Eberly College of Science | |
Dean: | Tracy Langkilde |
Students: | 4,200 (Fall 2020) |
Undergrad: | 3,450 (Fall 2020) |
Postgrad: | 750 (Fall 2020)[1] |
Country: | U.S. |
The Eberly College of Science is the science college of Pennsylvania State University in University Park, Pennsylvania. It was founded in 1859 by Jacob S. Whitman, professor of natural science. The College offers baccalaureate, master's, and doctoral degree programs in the basic sciences. It was named after Robert E. Eberly.
Eberly College of Science offers sixteen majors in four disciplines: Life Sciences, Physical Sciences, Mathematical Sciences and Interdisciplinary Studies.[2]

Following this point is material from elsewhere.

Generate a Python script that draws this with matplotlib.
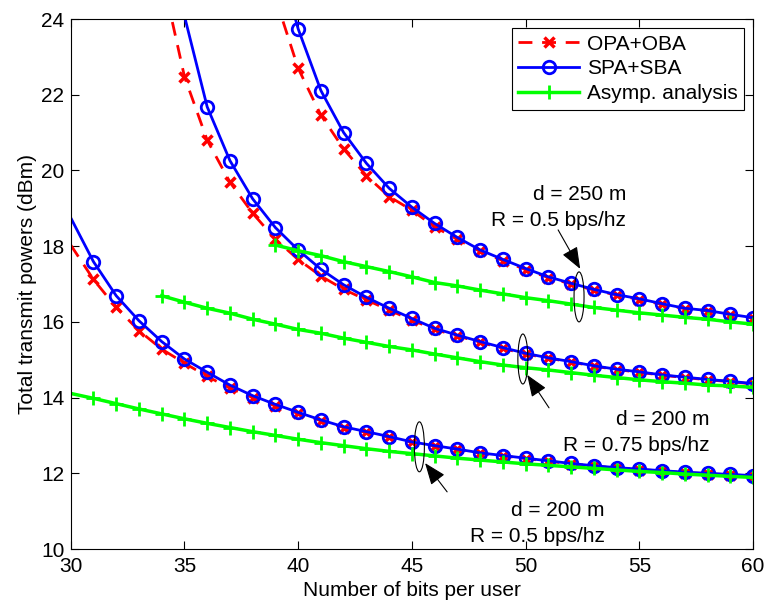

Current Eberly faculty members include fourteen members of the United States National Academy of Sciences,[3] considered one of the highest honors that can be bestowed upon a U.S. scientist, and three members of the British Royal Society. Eberly faculty members were the first to: "see" an atom (physicist Erwin Mueller); formulate covariant quantum gravity (physicist Abhay Ashtekar); discover practical synthesis of the pregnancy hormone progesterone (chemist Russell Marker);[4] and discover planets outside the Solar System (astronomer Alex Wolszczan). University researchers also designed the world's largest optical telescope, the Hobby-Eberly Telescope.
College graduates include Nobel Prize winner Paul Berg and three U.S. astronauts. Langkilde was appointed the dean of the Eberly College of Science on October 1, 2020.[5]